Parse Biosciences Announces Evercode TCR and Gene Capture

08 February 2023 | Wednesday | News


New immune profiling and enrichment capabilities expand applications and facilitate scalability
Image Source : Public Domain

Image Source : Public Domain

 Parse Biosciences, a leading provider of accessible and scalable single-cell sequencing solutions, today announced the availability of Evercode™ TCR and Gene Capture. These new solutions expand Parse Biosciences' portfolio to address larger-scale and immune profiling applications.

"Parse's technology has already brought unprecedented scale to the market and these new tools will extend these capabilities, enabling new applications in both research and transfer."

Evercode TCR offers researchers the ability to profile T-cell receptors (TCRs) with entire transcriptomes into individual cells on a large scale. The diversity of possible TCRs in the immune repertoire is enormous, but the low throughput of existing tools has so far limited the ability to capture this complexity in high resolution. Evercode TCR will allow researchers to measure whole transcriptomes and paired sequences of TCR, both alpha and beta chains, in up to 1 million cells. The combination of TCR sequences with gene expression at this scale makes it possible to track TCR clonotypes across different T cell subtypes and activation states to understand the immune repertoire at exceptional resolution.

Parse also announced the launch of Gene Capture, a solution to reduce sequencing requirements for larger studies. Gene Capture focuses on sequencing the most relevant genes, allowing projects to be efficiently scaled to millions of cells and hundreds of samples. The solution allows researchers to enrich hundreds to thousands of genes, requiring 10 times less sequencing. Researchers can order a predefined panel of about 1,000 immunology-relevant genes, the Immune1000, or design a single panel based on their needs.

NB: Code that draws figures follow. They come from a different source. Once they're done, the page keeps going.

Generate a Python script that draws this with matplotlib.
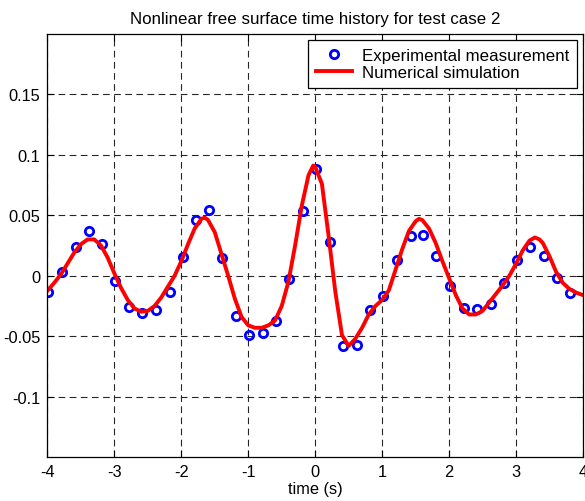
import numpy as np
import matplotlib.pyplot as plt

plt.rcParams['font.family'] = ['Liberation Sans', 'DejaVu Sans']

# experimental measurement (time s, elevation)
t_exp = [-3.985, -3.785, -3.58, -3.38, -3.18, -2.985, -2.78, -2.58, -2.38, -2.17,
         -1.98, -1.78, -1.587, -1.39, -1.19, -0.985, -0.785, -0.582, -0.388, -0.18,
         0.01, 0.22, 0.418, 0.618, 0.816, 1.015, 1.224, 1.428, 1.61, 1.81,
         2.01, 2.224, 2.418, 2.627, 2.82, 3.02, 3.215, 3.41, 3.612, 3.81]
eta_exp = [-0.0137, 0.0033, 0.024, 0.0366, 0.026, -0.0046, -0.026, -0.031, -0.0285, -0.0137,
           0.0157, 0.046, 0.054, 0.0148, -0.0335, -0.0486, -0.047, -0.037, -0.0025, 0.0533,
           0.0885, 0.028, -0.0577, -0.057, -0.0285, -0.0165, 0.0127, 0.0325, 0.034, 0.016,
           -0.0087, -0.0266, -0.0277, -0.0233, -0.006, 0.0127, 0.024, 0.016, -0.0021, -0.0143]

# numerical simulation
t_num = [-4.0, -3.9, -3.8, -3.7, -3.6, -3.5, -3.4, -3.3, -3.2, -3.1,
         -3.0, -2.9, -2.8, -2.7, -2.6, -2.5, -2.4, -2.3, -2.2, -2.1,
         -2.0, -1.9, -1.8, -1.7, -1.65, -1.6, -1.5, -1.4, -1.3, -1.2,
         -1.1, -1.0, -0.9, -0.8, -0.7, -0.6, -0.5, -0.4, -0.3, -0.2,
         -0.1, -0.03, 0.0, 0.1, 0.2, 0.3, 0.4, 0.5, 0.6, 0.7,
         0.8, 0.9, 1.0, 1.1, 1.2, 1.3, 1.4, 1.5, 1.55, 1.6,
         1.7, 1.8, 1.9, 2.0, 2.1, 2.2, 2.3, 2.4, 2.5, 2.6,
         2.7, 2.8, 2.9, 3.0, 3.1, 3.2, 3.28, 3.35, 3.4, 3.5,
         3.6, 3.7, 3.8, 3.9, 4.0]
eta_num = [-0.0124, -0.006, 0.001, 0.010, 0.019, 0.026, 0.030, 0.030, 0.025, 0.015,
           0.002, -0.010, -0.020, -0.027, -0.0297, -0.029, -0.025, -0.018, -0.009, 0.000,
           0.012, 0.026, 0.039, 0.047, 0.048, 0.046, 0.036, 0.018, 0.000, -0.019,
           -0.034, -0.041, -0.043, -0.043, -0.041, -0.037, -0.025, -0.005, 0.025, 0.058,
           0.083, 0.091, 0.090, 0.076, 0.033, -0.013, -0.049, -0.058, -0.052, -0.043,
           -0.032, -0.025, -0.020, -0.012, 0.005, 0.022, 0.037, 0.045, 0.047, 0.046,
           0.039, 0.027, 0.012, -0.002, -0.016, -0.027, -0.032, -0.032, -0.029, -0.022,
           -0.015, -0.008, 0.000, 0.010, 0.021, 0.029, 0.0316, 0.030, 0.027, 0.016,
           0.003, -0.006, -0.011, -0.014, -0.016]

xticks = [-4, -3, -2, -1, 0, 1, 2, 3, 4]
yticks = [-0.1, -0.05, 0, 0.05, 0.1, 0.15]
ytick_labels = ['-0.1', '-0.05', '0', '0.05', '0.1', '0.15']

fig = plt.figure(figsize=(5.85, 5.02), dpi=100)
ax = fig.add_axes([0.081, 0.087, 0.9156, 0.844])

ax.plot(t_exp, eta_exp, 'o', color='blue', mfc='none', mec='blue', ms=6, mew=2,
        label='Experimental measurement')
ax.plot(t_num, eta_num, '-', color='red', lw=2.8, label='Numerical simulation')

ax.set_xlim(-4, 4)
ax.set_ylim(-0.15, 0.2)
ax.set_xticks(xticks)
ax.set_xticklabels([str(v) for v in xticks])
ax.set_yticks(yticks)
ax.set_yticklabels(ytick_labels)
ax.tick_params(direction='in', length=5, width=0.8, top=True, right=True,
               labelsize=11.8, colors='black', pad=5)
ax.grid(True, color='0.15', linestyle=(0, (6, 4)), linewidth=0.8)
for s in ax.spines.values():
    s.set_linewidth(0.9)
    s.set_color('black')

ax.set_title('Nonlinear free surface time history for test case 2', fontsize=12.2, pad=8)
ax.set_xlabel('time (s)', fontsize=11.8, labelpad=1)

leg = ax.legend(loc='upper right', fontsize=12.2, fancybox=False, framealpha=1,
                edgecolor='black', borderpad=0.45, labelspacing=0.15, handlelength=2.1,
                handletextpad=0.6, borderaxespad=0.38, numpoints=1)
leg.get_frame().set_linewidth(0.9)

fig.savefig('out.png', dpi=100)
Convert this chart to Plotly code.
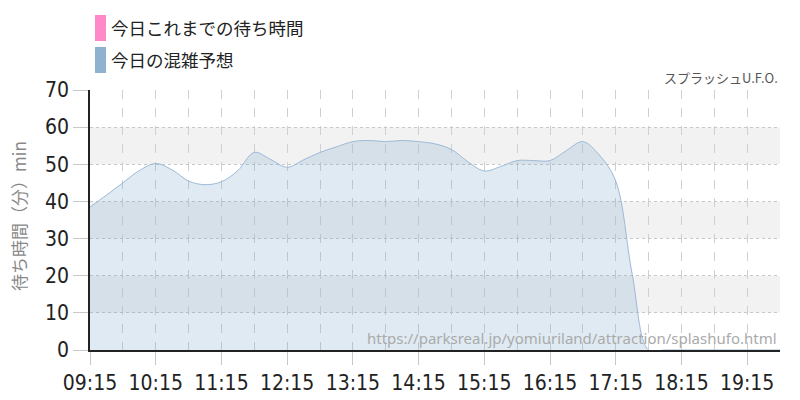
import plotly.graph_objects as go
import pandas as pd

# ---- data ----
times = pd.date_range("2024-01-01 09:15", "2024-01-01 19:45", freq="15min")
forecast = [38.5, 41.7, 45.0, 48.3, 50.2, 48.5, 45.5, 44.5, 45.3, 48.3,
            53.2, 51.3, 49.2, 51.2, 53.2, 54.7, 56.1, 56.4, 56.1, 56.4,
            56.1, 55.5, 54.0, 50.7, 48.2, 49.4, 51.0, 51.0, 51.0, 53.7,
            56.1, 52.5, 45.5, 20.5, 0.0, 0.0, 0.0, 0.0, 0.0, 0.0,
            0.0, 0.0, 0.0]
actual_times = []
actual_values = []
y_ticks = [0, 10, 20, 30, 40, 50, 60, 70]
band_ranges = [(10, 20), (30, 40), (50, 60)]
legend_labels = ["今日これまでの待ち時間", "今日の混雑予想"]
legend_colors = ["#ff88c8", "#8fb2d0"]
title_text = "スプラッシュU.F.O."
url_text = "https://parksreal.jp/yomiuriland/attraction/splashufo.html"
y_title = "待ち時間（分）min"

JP = "Noto Sans CJK JP"
NUM = "DejaVu Sans Condensed, DejaVu Sans"

fig = go.Figure()
fig.add_trace(go.Scatter(
    x=list(times), y=forecast, mode="lines",
    line=dict(color="#9dbad6", width=1, shape="spline", smoothing=1.0),
    fill="tozeroy", fillcolor="rgba(120,164,203,0.23)",
    showlegend=False, hoverinfo="skip"))
fig.add_trace(go.Scatter(
    x=actual_times, y=actual_values, mode="lines",
    line=dict(color=legend_colors[0], width=1), showlegend=False))

shapes = []
for lo, hi in band_ranges:
    shapes.append(dict(type="rect", xref="paper", yref="y", x0=0, x1=1,
                       y0=lo, y1=hi, fillcolor="#f2f2f2", line_width=0,
                       layer="below"))
W, H = 800, 400
L, R, T, B = 90, 20, 90, 50
pw, ph = W - L - R, H - T - B
def px(xp):
    return (xp - L) / pw
def py(yp):
    return (H - B - yp) / ph
sw = [(15, 41), (47, 73)]
annotations = []
for (y0, y1), lab, col in zip(sw, legend_labels, legend_colors):
    shapes.append(dict(type="rect", xref="paper", yref="paper",
                       x0=px(95), x1=px(106), y0=py(y1), y1=py(y0),
                       fillcolor=col, line_width=0))
    annotations.append(dict(xref="paper", yref="paper", x=px(109),
                            y=py((y0 + y1) / 2), text=lab, showarrow=False,
                            xanchor="left", yanchor="middle",
                            font=dict(family=JP, size=17.5, color="#222")))

annotations.append(dict(xref="paper", yref="paper", x=1, y=py(78),
                        text=title_text, showarrow=False, xanchor="right",
                        yanchor="middle",
                        font=dict(family=JP, size=13, color="#555")))
annotations.append(dict(xref="paper", yref="paper", x=px(779), y=py(338),
                        text=url_text, showarrow=False, xanchor="right",
                        yanchor="middle",
                        font=dict(family="Noto Sans", size=15, color="#aaa")))
annotations.append(dict(xref="paper", yref="paper", x=px(18), y=py(216),
                        text=y_title, showarrow=False, textangle=-90,
                        xanchor="center", yanchor="middle",
                        font=dict(family=JP, size=17, color="#888")))

fig.update_layout(
    width=W, height=H, margin=dict(l=L, r=R, t=T, b=B),
    paper_bgcolor="white", plot_bgcolor="white",
    shapes=shapes, annotations=annotations, showlegend=False,
    xaxis=dict(
        type="date",
        range=["2024-01-01 09:15", "2024-01-01 19:45"],
        tick0="2024-01-01 09:15", dtick=3600000, tickformat="%H:%M",
        ticks="outside", ticklen=13, tickcolor="#c8c8c8",
        showgrid=True, gridcolor="#d0d0d0", griddash="dash", gridwidth=1,
        minor=dict(dtick=1800000, tick0="2024-01-01 09:15", showgrid=True,
                   gridcolor="#d0d0d0", griddash="dash", ticks=""),
        showline=True, linecolor="#222", linewidth=1.5,
        tickfont=dict(family=NUM, size=21, color="#222"),
        zeroline=False, fixedrange=True, automargin=False),
    yaxis=dict(
        range=[0, 70], tickvals=y_ticks,
        ticks="outside", ticklen=15, tickcolor="#c8c8c8",
        showgrid=True, gridcolor="#c8c8c8", griddash="dot", gridwidth=1,
        showline=True, linecolor="#222", linewidth=1.5,
        tickfont=dict(family=NUM, size=21, color="#222"),
        zeroline=False, fixedrange=True, automargin=False),
)

fig.write_html("out.html", config={"displayModeBar": False})
with open("out.html", encoding="utf-8") as f:
    html = f.read()
html = html.replace("<body>", '<body style="margin:0;padding:0;">', 1)
with open("out.html", "w", encoding="utf-8") as f:
    f.write(html)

"We are increasingly seeing the need to support larger single-cell RNA sequencing studies. Biology is complex and requires robust studies on multiple samples, at different times and with many individual cells to fully grasp this complexity," notes Alex Rosenberg, co-founder and CEO of Parse. "Parse's technology has already brought unprecedented scale to the market and these new tools will extend these capabilities, enabling new applications in both research and transfer."